Your wrong about the original Model T coil capacitor being "encapsulated" in tar. Only one side and two ends are encapsulated. When manufactured one side of the capacitor was placed directly against the wood case inside the coilbox. The original capacitor has a wax paper dielectric and is paper wrapped. Moisture moves through the wood side and into this paper causing it to leak lowering it's DC resistance. I have never seen a Model T that does not have a leaky capacitor. Because of this most original coils need the capacitor replaced.

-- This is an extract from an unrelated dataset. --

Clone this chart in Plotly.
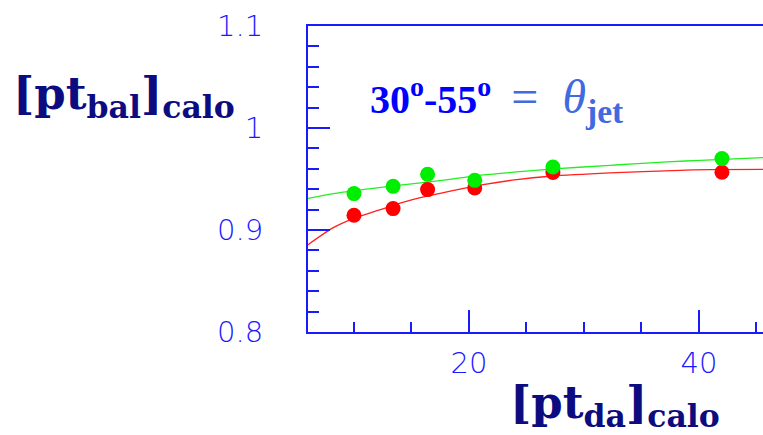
import plotly.graph_objects as go

# ---- data ----
pt_da = [10.0, 13.4, 16.4, 20.5, 27.3, 42.0]
green_vals = [0.9357, 0.9428, 0.9546, 0.9487, 0.9618, 0.9700]
red_vals = [0.9144, 0.9210, 0.9396, 0.9412, 0.9563, 0.9566]

fit_x = [5.94, 8.20, 9.94, 11.68, 13.43, 15.17, 19.22, 21.24, 24.15, 27.04, 32.26, 38.35, 40.96, 45.57]
red_fit = [0.8851, 0.9023, 0.9112, 0.9177, 0.9242, 0.9300, 0.9400, 0.9445, 0.9494, 0.9527, 0.9560, 0.9585, 0.9592, 0.9594]
green_fit_x = [5.94, 8.20, 11.10, 14.0, 16.9, 19.22, 21.24, 24.15, 27.04, 32.26, 34.29, 37.2, 40.09, 45.57]
green_fit = [0.9308, 0.9357, 0.9400, 0.9440, 0.9477, 0.9510, 0.9540, 0.9569, 0.9596, 0.9634, 0.9649, 0.9667, 0.9683, 0.9710]

y_tickvals = [0.8, 0.9, 1.0, 1.1]
y_ticktext = ["0.8", "0.9", "1", "1.1"]
x_tickvals = [20, 40]
x_ticktext = ["20", "40"]

AXIS_BLUE = "#1a1aff"
NAVY = "#0c0c80"

fig = go.Figure()
fig.add_trace(go.Scatter(x=green_fit_x, y=green_fit, mode="lines", line=dict(color="#22ee22", width=1.3, shape="spline", smoothing=0.8), showlegend=False, hoverinfo="skip"))
fig.add_trace(go.Scatter(x=fit_x, y=red_fit, mode="lines", line=dict(color="#ff2020", width=1.3, shape="spline", smoothing=0.8), showlegend=False, hoverinfo="skip"))
fig.add_trace(go.Scatter(x=pt_da, y=red_vals, mode="markers", marker=dict(color="#ff0000", size=15, line=dict(width=0)), showlegend=False))
fig.add_trace(go.Scatter(x=pt_da, y=green_vals, mode="markers", marker=dict(color="#00ee00", size=15, line=dict(width=0)), showlegend=False))

tickfont = dict(family="DejaVu Sans", size=29, color=AXIS_BLUE, weight=200)

fig.update_xaxes(
    range=[6.0, 45.57], showgrid=False, zeroline=False,
    showline=True, linecolor=AXIS_BLUE, linewidth=2, mirror=True,
    tickvals=x_tickvals, ticktext=x_ticktext, ticks="inside", ticklen=22, tickwidth=2, tickcolor=AXIS_BLUE,
    minor=dict(dtick=5, tick0=0, ticks="inside", ticklen=10, tickwidth=2, tickcolor=AXIS_BLUE, showgrid=False),
    tickfont=tickfont, ticklabelstandoff=4,
)
fig.update_yaxes(
    range=[0.8, 1.1], showgrid=False, zeroline=False,
    showline=True, linecolor=AXIS_BLUE, linewidth=2, mirror=False,
    tickvals=y_tickvals, ticktext=y_ticktext, ticks="inside", ticklen=22, tickwidth=2, tickcolor=AXIS_BLUE,
    minor=dict(dtick=0.02, tick0=0.8, ticks="inside", ticklen=11, tickwidth=2, tickcolor=AXIS_BLUE, showgrid=False),
    tickfont=tickfont, ticklabelstandoff=37,
)

title_font = dict(family="DejaVu Serif", size=45, color=NAVY)
fig.add_annotation(
    text="<b>[pt<sub>bal</sub>]<sub>calo</sub></b>",
    xref="paper", yref="paper", x=-0.652, y=0.77, xanchor="left", yanchor="middle",
    showarrow=False, font=title_font,
)
fig.add_annotation(
    text="<b>[pt<sub>da</sub>]<sub>calo</sub></b>",
    xref="paper", yref="paper", x=0.675, y=-0.24, xanchor="center", yanchor="middle",
    showarrow=False, font=title_font,
)
fig.add_annotation(
    text="<b>30<sup>o</sup>-55<sup>o</sup></b>  <span style='color:#4169e1;font-size:48px'>=  <i>θ</i><sub><b>jet</b></sub></span>",
    xref="paper", yref="paper", x=0.132, y=0.757, xanchor="left", yanchor="middle",
    showarrow=False, font=dict(family="Liberation Serif", size=40, color="#0000ff"),
)

fig.update_layout(
    width=763, height=435,
    margin=dict(l=308, r=0, t=26, b=103),
    paper_bgcolor="white", plot_bgcolor="white",
)

fig.write_html("out.html")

I will cede the point that in some cases the leakage is low enough to allow the coil to work OK without replacing the capacitor But if your going to rebuild the coil why not do it right and use n appropriate replacement part?
Ron the Coilman
Hi Ron, Hope you enjoyed the Ruckstell book. You are right the two ends of the capacitor are encapsolated but that is where the terminations are, so the terminations are shunted with tar. Every capacitor, includng the new ones have some leakage. Just check them with an ohmmeter. The higher the capacitance the higher the leakage. The shunting tar will have some conductivity or leakage also that might add to the total leakage measured. I don't believe that moisture is a major factor or anything to worry about. Moisture in the coils would be a problem but highly unlikely to occur. After all is said and done the coils have withstood the test of time remarkably well and I do agree that replacing the capacitor is a good idea even if it is good.
What kind of leakage resistances are being obtained with the new capacitors? I am curious how 100+ megohms can be detected with an ordinary ohm meter testing at not more than 9V.
It is true that large value electrolytic capacitors will show detectable leakage, but we're talking plastic dielectric here.